When the super dreadnought Nagato was launched in 1920 she was one of the most powerful warships afloat and the pride of the Imperial Navy. The Nagato was massive, 708 ft long, 95 ft wide, and 40,000 tons. Her armor was over 12” thick. She was also the first battleship in the world to be armed with 16” Guns. She carried 8 of these massive guns, each one of which was capable of launching artillery shells weighing 2,200 lbs a distance of 20 miles. Much of the Japanese Naval strategy in the 1920’s and 1930’s was centered around bringing an enemy fleet into range of the Nagato large guns.

In 1941 the Nagato served as the flagship for Admiral Isoroku Yamamoto. It was from the Bridge of the Nagato where Admiral Yamamoto issued the famous order, “Climb Mount Niitaka”; a code for the Japanese carriers to launch their attack on Pearl Harbor. Ironically this was the high point of the Nagato’s carrier. The attack on Pearl Harbor signaled the end of the era of the great battleships. Aircraft carriers, submarines and destroyers would play a far more important roll in the pacific war. The Nagato with her massive guns, and towering pagoda masts would spend much of the war in harbor, waiting for a type of battle that had become obsolete. Her guns would only be used against enemy vessels once, late in the war at the battle of Leyte Gulf. The Nagato and the remaining Japanese battleships engaged a fleet of American destroyers and escort carriers in a last ditch effort to stop the American invasion.
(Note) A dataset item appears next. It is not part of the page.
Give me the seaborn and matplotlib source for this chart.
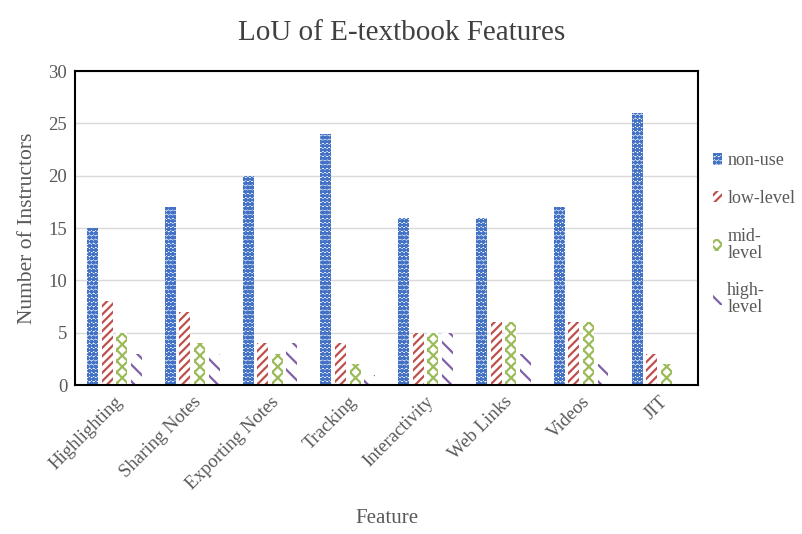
import seaborn as sns
import matplotlib.pyplot as plt
import pandas as pd

features = ["Highlighting", "Sharing Notes", "Exporting Notes", "Tracking",
            "Interactivity", "Web Links", "Videos", "JIT"]
levels = ["non-use", "low-level", "mid-level", "high-level"]
legend_labels = ["non-use", "low-level", "mid-\nlevel", "high-\nlevel"]

non_use = [15, 17, 20, 24, 16, 16, 17, 26]
low_level = [8, 7, 4, 4, 5, 6, 6, 3]
mid_level = [5, 4, 3, 2, 5, 6, 6, 2]
high_level = [3, 3, 4, 1, 5, 3, 2, 0]

colors = ["#4472C4", "#C0504D", "#9BBB59", "#7F60A8"]
hatches = ["oooo", "////", "xxx", "\\\\"]

rows = []
for lvl, vals in zip(levels, [non_use, low_level, mid_level, high_level]):
    for f, v in zip(features, vals):
        rows.append({"Feature": f, "Level": lvl, "Count": v})
df = pd.DataFrame(rows)

sns.set_style("white")
plt.rcParams["font.family"] = ["Liberation Serif", "DejaVu Serif"]
plt.rcParams["hatch.linewidth"] = 1.6

fig = plt.figure(figsize=(8.03, 5.34), dpi=100)
ax = fig.add_axes([0.094, 0.279, 0.775, 0.588])

sns.barplot(data=df, x="Feature", y="Count", hue="Level", order=features,
            hue_order=levels, palette=["white"] * 4, width=0.75, gap=0.25,
            ax=ax, legend=False)

# hatched bars, white fill, no outline
for cont, col, h in zip(ax.containers, colors, hatches):
    for bar in cont:
        bar.set_facecolor("white")
        bar.set_edgecolor(col)
        bar.set_hatch(h)
        bar.set_linewidth(0)

ax.set_ylim(0, 30)
ax.set_yticks(range(0, 31, 5))
ax.set_xlim(-0.5, len(features) - 0.5)
ax.yaxis.grid(True, color="#d9d9d9", linewidth=1)
ax.set_axisbelow(True)
for s in ax.spines.values():
    s.set_color("black")
    s.set_linewidth(1.5)

ax.tick_params(axis="both", length=0, labelsize=13.5, labelcolor="#595959", pad=6)
plt.setp(ax.get_xticklabels(), rotation=45, ha="right", rotation_mode="anchor")

ax.set_xlabel("Feature", fontsize=15, color="#595959", labelpad=12)
ax.set_ylabel("Number of Instructors", fontsize=15.5, color="#595959", labelpad=8)
fig.suptitle("LoU of E-textbook Features", fontsize=21, color="#404040", y=0.963)

handles = [plt.Rectangle((0, 0), 1, 1, facecolor="white", edgecolor=c, hatch=h, linewidth=0)
           for c, h in zip(colors, hatches)]
leg = ax.legend(handles, legend_labels, loc="center left", bbox_to_anchor=(0.998, 0.48),
                frameon=False, fontsize=13, handlelength=0.5, handleheight=0.6,
                handletextpad=0.3, labelspacing=1.15)
for t in leg.get_texts():
    t.set_color("#595959")
    t.set_linespacing(1.0)

fig.savefig("out.png", dpi=100)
Somehow the Nagato survived the war and was surrendered to the allies in 1945. Her selection as a target ship for Operation Crossroads was an easy one for navy planners. Sinking the only surviving Japanese Battleship in an atomic blast would symbolically demonstrate the destruction of the Japanese navy. Not surprisingly she placed near the center of the second atomic bomb test, Baker.
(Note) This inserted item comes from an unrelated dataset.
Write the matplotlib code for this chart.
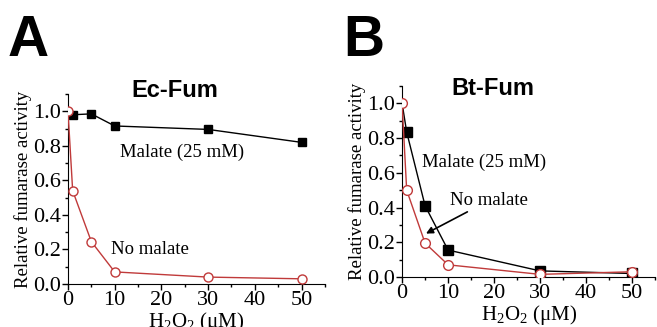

The Baker Blast was triggered just 870 meters from the Nagato, and immediately send a tsunami of radioactive water crashed into the ship. However even that was not enough to sink her. It would take 5 days before the Nagato finally sank, in the middle of the night.

Today the Nagato lies upside down in 175 ft of water. Descending onto the Nagato the first sight is the ships massive propellers which rise to within 110 ft of the surface. The hull is so large that descending down the sides feels like doing a wall dive. Everything about this wreck feels large, and the scale of it is incredible. Even though the Nagato is upside down, there is enough of a list that it is possible to swim under her main deck and view the massive 16” guns. The Pagoda mast, along with the ship’s bridge, snapped off and lie in the sand on the port side of the ship. There are a few points where it is possible to enter the Nagato and on our three dives we were able to find the ships galley, including large rice makers that are hanging precariously from the floor (now the ceiling), and the stern officers cabins and bathroom. The wreck was also the most sharky of the dives we did in Bikini, a few curious grey reef sharks swam by us while we were exploring.